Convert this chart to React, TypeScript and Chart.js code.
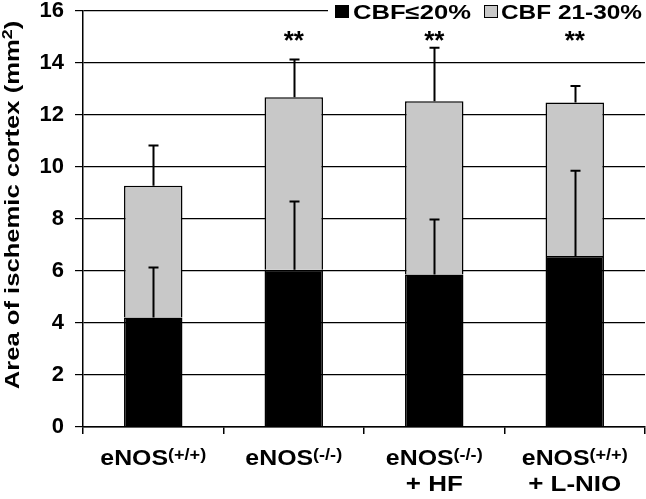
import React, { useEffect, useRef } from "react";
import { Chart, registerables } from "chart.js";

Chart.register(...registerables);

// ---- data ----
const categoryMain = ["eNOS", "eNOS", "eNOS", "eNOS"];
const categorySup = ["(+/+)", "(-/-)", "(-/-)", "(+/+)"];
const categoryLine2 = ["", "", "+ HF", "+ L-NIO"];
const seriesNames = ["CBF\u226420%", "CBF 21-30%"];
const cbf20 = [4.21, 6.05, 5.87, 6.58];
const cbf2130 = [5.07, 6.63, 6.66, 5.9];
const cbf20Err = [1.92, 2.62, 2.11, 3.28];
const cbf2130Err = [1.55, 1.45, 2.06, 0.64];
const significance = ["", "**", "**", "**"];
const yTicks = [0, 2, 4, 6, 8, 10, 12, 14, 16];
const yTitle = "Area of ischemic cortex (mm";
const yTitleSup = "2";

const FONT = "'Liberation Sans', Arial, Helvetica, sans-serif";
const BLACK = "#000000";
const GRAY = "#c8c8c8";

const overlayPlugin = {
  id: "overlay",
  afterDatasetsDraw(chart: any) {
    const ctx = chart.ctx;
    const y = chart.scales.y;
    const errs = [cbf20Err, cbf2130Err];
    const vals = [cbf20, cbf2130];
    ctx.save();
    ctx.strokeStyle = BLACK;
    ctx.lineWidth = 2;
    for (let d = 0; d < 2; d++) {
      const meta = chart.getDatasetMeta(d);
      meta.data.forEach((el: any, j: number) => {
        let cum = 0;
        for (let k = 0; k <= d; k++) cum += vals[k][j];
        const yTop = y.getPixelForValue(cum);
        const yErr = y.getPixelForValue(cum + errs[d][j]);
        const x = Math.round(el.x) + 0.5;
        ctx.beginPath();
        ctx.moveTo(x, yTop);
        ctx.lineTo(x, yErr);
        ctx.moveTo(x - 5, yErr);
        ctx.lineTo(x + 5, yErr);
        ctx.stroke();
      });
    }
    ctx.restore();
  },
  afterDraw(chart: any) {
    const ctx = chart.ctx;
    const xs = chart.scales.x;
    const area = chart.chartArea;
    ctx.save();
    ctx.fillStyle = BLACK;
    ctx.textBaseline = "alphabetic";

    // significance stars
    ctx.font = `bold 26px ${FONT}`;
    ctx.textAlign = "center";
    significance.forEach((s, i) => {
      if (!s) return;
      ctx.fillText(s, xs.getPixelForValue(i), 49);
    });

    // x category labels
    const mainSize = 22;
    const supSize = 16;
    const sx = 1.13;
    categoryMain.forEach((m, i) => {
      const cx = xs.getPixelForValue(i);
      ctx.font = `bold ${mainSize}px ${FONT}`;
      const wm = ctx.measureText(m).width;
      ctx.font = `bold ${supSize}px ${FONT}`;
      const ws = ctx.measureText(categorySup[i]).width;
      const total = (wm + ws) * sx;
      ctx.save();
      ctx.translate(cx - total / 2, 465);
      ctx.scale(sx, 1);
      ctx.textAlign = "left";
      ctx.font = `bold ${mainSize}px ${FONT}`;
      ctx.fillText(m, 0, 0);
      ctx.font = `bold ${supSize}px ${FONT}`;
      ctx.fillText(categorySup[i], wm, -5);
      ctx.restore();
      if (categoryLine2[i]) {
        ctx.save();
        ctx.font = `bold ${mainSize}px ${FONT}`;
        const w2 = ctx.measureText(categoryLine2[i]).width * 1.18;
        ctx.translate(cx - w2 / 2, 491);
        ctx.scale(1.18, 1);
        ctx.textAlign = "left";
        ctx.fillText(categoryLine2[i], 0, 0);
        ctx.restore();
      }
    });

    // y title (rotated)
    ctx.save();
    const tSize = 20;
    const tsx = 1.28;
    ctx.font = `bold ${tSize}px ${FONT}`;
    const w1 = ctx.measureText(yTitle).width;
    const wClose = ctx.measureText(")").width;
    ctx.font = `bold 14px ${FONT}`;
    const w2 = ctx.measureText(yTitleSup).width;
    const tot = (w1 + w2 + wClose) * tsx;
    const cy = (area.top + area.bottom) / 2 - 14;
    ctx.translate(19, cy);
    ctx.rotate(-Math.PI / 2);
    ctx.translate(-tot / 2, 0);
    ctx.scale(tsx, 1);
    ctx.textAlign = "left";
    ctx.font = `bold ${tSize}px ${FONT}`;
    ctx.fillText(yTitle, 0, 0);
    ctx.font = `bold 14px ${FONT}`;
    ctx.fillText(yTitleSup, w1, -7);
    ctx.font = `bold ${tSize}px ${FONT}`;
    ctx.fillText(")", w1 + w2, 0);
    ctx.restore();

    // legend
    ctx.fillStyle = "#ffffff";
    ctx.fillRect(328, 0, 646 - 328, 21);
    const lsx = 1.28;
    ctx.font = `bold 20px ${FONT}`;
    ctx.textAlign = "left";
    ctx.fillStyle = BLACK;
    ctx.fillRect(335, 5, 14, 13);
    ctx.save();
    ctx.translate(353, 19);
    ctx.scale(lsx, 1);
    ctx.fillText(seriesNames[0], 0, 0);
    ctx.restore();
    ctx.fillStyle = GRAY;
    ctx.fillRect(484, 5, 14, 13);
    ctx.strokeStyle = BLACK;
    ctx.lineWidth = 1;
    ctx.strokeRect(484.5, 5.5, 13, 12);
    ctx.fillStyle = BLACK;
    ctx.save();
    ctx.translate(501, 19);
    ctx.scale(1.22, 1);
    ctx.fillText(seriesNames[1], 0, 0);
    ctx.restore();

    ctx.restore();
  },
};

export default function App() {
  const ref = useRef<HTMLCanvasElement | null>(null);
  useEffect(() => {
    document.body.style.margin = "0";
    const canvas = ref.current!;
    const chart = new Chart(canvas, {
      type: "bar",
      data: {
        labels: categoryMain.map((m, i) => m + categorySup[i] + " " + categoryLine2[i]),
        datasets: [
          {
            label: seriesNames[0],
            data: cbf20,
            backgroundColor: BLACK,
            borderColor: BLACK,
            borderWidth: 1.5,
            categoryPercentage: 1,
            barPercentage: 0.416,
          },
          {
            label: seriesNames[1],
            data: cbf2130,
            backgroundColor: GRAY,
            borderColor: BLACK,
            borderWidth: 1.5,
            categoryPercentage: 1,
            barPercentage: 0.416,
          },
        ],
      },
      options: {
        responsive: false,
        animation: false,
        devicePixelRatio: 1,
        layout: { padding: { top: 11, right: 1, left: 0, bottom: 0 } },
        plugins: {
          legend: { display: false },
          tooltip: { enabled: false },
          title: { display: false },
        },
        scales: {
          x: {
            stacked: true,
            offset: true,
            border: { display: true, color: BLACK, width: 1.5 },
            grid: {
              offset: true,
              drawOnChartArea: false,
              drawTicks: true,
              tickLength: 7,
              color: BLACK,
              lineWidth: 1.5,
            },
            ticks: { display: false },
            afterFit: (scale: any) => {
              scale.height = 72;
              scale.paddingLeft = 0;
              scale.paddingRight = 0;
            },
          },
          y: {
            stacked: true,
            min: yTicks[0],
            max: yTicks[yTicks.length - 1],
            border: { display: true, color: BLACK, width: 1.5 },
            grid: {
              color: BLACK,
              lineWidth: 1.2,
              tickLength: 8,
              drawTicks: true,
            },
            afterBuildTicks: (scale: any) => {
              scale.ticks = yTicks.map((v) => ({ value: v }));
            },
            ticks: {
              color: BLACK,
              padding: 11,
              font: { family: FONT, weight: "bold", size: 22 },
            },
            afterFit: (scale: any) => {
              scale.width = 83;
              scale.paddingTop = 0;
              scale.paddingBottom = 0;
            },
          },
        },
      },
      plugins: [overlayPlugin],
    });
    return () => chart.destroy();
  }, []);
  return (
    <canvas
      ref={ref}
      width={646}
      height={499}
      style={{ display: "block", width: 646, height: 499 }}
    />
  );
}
════════════════
WHAT THE TASK REQUIRES:
Without the pictures, output the full listing exactly as it stands.

OUTPUT FOR THIS TASK:
Convert this chart to React, TypeScript and Chart.js code.
import React, { useEffect, useRef } from "react";
import { Chart, registerables } from "chart.js";

Chart.register(...registerables);

// ---- data ----
const categoryMain = ["eNOS", "eNOS", "eNOS", "eNOS"];
const categorySup = ["(+/+)", "(-/-)", "(-/-)", "(+/+)"];
const categoryLine2 = ["", "", "+ HF", "+ L-NIO"];
const seriesNames = ["CBF\u226420%", "CBF 21-30%"];
const cbf20 = [4.21, 6.05, 5.87, 6.58];
const cbf2130 = [5.07, 6.63, 6.66, 5.9];
const cbf20Err = [1.92, 2.62, 2.11, 3.28];
const cbf2130Err = [1.55, 1.45, 2.06, 0.64];
const significance = ["", "**", "**", "**"];
const yTicks = [0, 2, 4, 6, 8, 10, 12, 14, 16];
const yTitle = "Area of ischemic cortex (mm";
const yTitleSup = "2";

const FONT = "'Liberation Sans', Arial, Helvetica, sans-serif";
const BLACK = "#000000";
const GRAY = "#c8c8c8";

const overlayPlugin = {
  id: "overlay",
  afterDatasetsDraw(chart: any) {
    const ctx = chart.ctx;
    const y = chart.scales.y;
    const errs = [cbf20Err, cbf2130Err];
    const vals = [cbf20, cbf2130];
    ctx.save();
    ctx.strokeStyle = BLACK;
    ctx.lineWidth = 2;
    for (let d = 0; d < 2; d++) {
      const meta = chart.getDatasetMeta(d);
      meta.data.forEach((el: any, j: number) => {
        let cum = 0;
        for (let k = 0; k <= d; k++) cum += vals[k][j];
        const yTop = y.getPixelForValue(cum);
        const yErr = y.getPixelForValue(cum + errs[d][j]);
        const x = Math.round(el.x) + 0.5;
        ctx.beginPath();
        ctx.moveTo(x, yTop);
        ctx.lineTo(x, yErr);
        ctx.moveTo(x - 5, yErr);
        ctx.lineTo(x + 5, yErr);
        ctx.stroke();
      });
    }
    ctx.restore();
  },
  afterDraw(chart: any) {
    const ctx = chart.ctx;
    const xs = chart.scales.x;
    const area = chart.chartArea;
    ctx.save();
    ctx.fillStyle = BLACK;
    ctx.textBaseline = "alphabetic";

    // significance stars
    ctx.font = `bold 26px ${FONT}`;
    ctx.textAlign = "center";
    significance.forEach((s, i) => {
      if (!s) return;
      ctx.fillText(s, xs.getPixelForValue(i), 49);
    });

    // x category labels
    const mainSize = 22;
    const supSize = 16;
    const sx = 1.13;
    categoryMain.forEach((m, i) => {
      const cx = xs.getPixelForValue(i);
      ctx.font = `bold ${mainSize}px ${FONT}`;
      const wm = ctx.measureText(m).width;
      ctx.font = `bold ${supSize}px ${FONT}`;
      const ws = ctx.measureText(categorySup[i]).width;
      const total = (wm + ws) * sx;
      ctx.save();
      ctx.translate(cx - total / 2, 465);
      ctx.scale(sx, 1);
      ctx.textAlign = "left";
      ctx.font = `bold ${mainSize}px ${FONT}`;
      ctx.fillText(m, 0, 0);
      ctx.font = `bold ${supSize}px ${FONT}`;
      ctx.fillText(categorySup[i], wm, -5);
      ctx.restore();
      if (categoryLine2[i]) {
        ctx.save();
        ctx.font = `bold ${mainSize}px ${FONT}`;
        const w2 = ctx.measureText(categoryLine2[i]).width * 1.18;
        ctx.translate(cx - w2 / 2, 491);
        ctx.scale(1.18, 1);
        ctx.textAlign = "left";
        ctx.fillText(categoryLine2[i], 0, 0);
        ctx.restore();
      }
    });

    // y title (rotated)
    ctx.save();
    const tSize = 20;
    const tsx = 1.28;
    ctx.font = `bold ${tSize}px ${FONT}`;
    const w1 = ctx.measureText(yTitle).width;
    const wClose = ctx.measureText(")").width;
    ctx.font = `bold 14px ${FONT}`;
    const w2 = ctx.measureText(yTitleSup).width;
    const tot = (w1 + w2 + wClose) * tsx;
    const cy = (area.top + area.bottom) / 2 - 14;
    ctx.translate(19, cy);
    ctx.rotate(-Math.PI / 2);
    ctx.translate(-tot / 2, 0);
    ctx.scale(tsx, 1);
    ctx.textAlign = "left";
    ctx.font = `bold ${tSize}px ${FONT}`;
    ctx.fillText(yTitle, 0, 0);
    ctx.font = `bold 14px ${FONT}`;
    ctx.fillText(yTitleSup, w1, -7);
    ctx.font = `bold ${tSize}px ${FONT}`;
    ctx.fillText(")", w1 + w2, 0);
    ctx.restore();

    // legend
    ctx.fillStyle = "#ffffff";
    ctx.fillRect(328, 0, 646 - 328, 21);
    const lsx = 1.28;
    ctx.font = `bold 20px ${FONT}`;
    ctx.textAlign = "left";
    ctx.fillStyle = BLACK;
    ctx.fillRect(335, 5, 14, 13);
    ctx.save();
    ctx.translate(353, 19);
    ctx.scale(lsx, 1);
    ctx.fillText(seriesNames[0], 0, 0);
    ctx.restore();
    ctx.fillStyle = GRAY;
    ctx.fillRect(484, 5, 14, 13);
    ctx.strokeStyle = BLACK;
    ctx.lineWidth = 1;
    ctx.strokeRect(484.5, 5.5, 13, 12);
    ctx.fillStyle = BLACK;
    ctx.save();
    ctx.translate(501, 19);
    ctx.scale(1.22, 1);
    ctx.fillText(seriesNames[1], 0, 0);
    ctx.restore();

    ctx.restore();
  },
};

export default function App() {
  const ref = useRef<HTMLCanvasElement | null>(null);
  useEffect(() => {
    document.body.style.margin = "0";
    const canvas = ref.current!;
    const chart = new Chart(canvas, {
      type: "bar",
      data: {
        labels: categoryMain.map((m, i) => m + categorySup[i] + " " + categoryLine2[i]),
        datasets: [
          {
            label: seriesNames[0],
            data: cbf20,
            backgroundColor: BLACK,
            borderColor: BLACK,
            borderWidth: 1.5,
            categoryPercentage: 1,
            barPercentage: 0.416,
          },
          {
            label: seriesNames[1],
            data: cbf2130,
            backgroundColor: GRAY,
            borderColor: BLACK,
            borderWidth: 1.5,
            categoryPercentage: 1,
            barPercentage: 0.416,
          },
        ],
      },
      options: {
        responsive: false,
        animation: false,
        devicePixelRatio: 1,
        layout: { padding: { top: 11, right: 1, left: 0, bottom: 0 } },
        plugins: {
          legend: { display: false },
          tooltip: { enabled: false },
          title: { display: false },
        },
        scales: {
          x: {
            stacked: true,
            offset: true,
            border: { display: true, color: BLACK, width: 1.5 },
            grid: {
              offset: true,
              drawOnChartArea: false,
              drawTicks: true,
              tickLength: 7,
              color: BLACK,
              lineWidth: 1.5,
            },
            ticks: { display: false },
            afterFit: (scale: any) => {
              scale.height = 72;
              scale.paddingLeft = 0;
              scale.paddingRight = 0;
            },
          },
          y: {
            stacked: true,
            min: yTicks[0],
            max: yTicks[yTicks.length - 1],
            border: { display: true, color: BLACK, width: 1.5 },
            grid: {
              color: BLACK,
              lineWidth: 1.2,
              tickLength: 8,
              drawTicks: true,
            },
            afterBuildTicks: (scale: any) => {
              scale.ticks = yTicks.map((v) => ({ value: v }));
            },
            ticks: {
              color: BLACK,
              padding: 11,
              font: { family: FONT, weight: "bold", size: 22 },
            },
            afterFit: (scale: any) => {
              scale.width = 83;
              scale.paddingTop = 0;
              scale.paddingBottom = 0;
            },
          },
        },
      },
      plugins: [overlayPlugin],
    });
    return () => chart.destroy();
  }, []);
  return (
    <canvas
      ref={ref}
      width={646}
      height={499}
      style={{ display: "block", width: 646, height: 499 }}
    />
  );
}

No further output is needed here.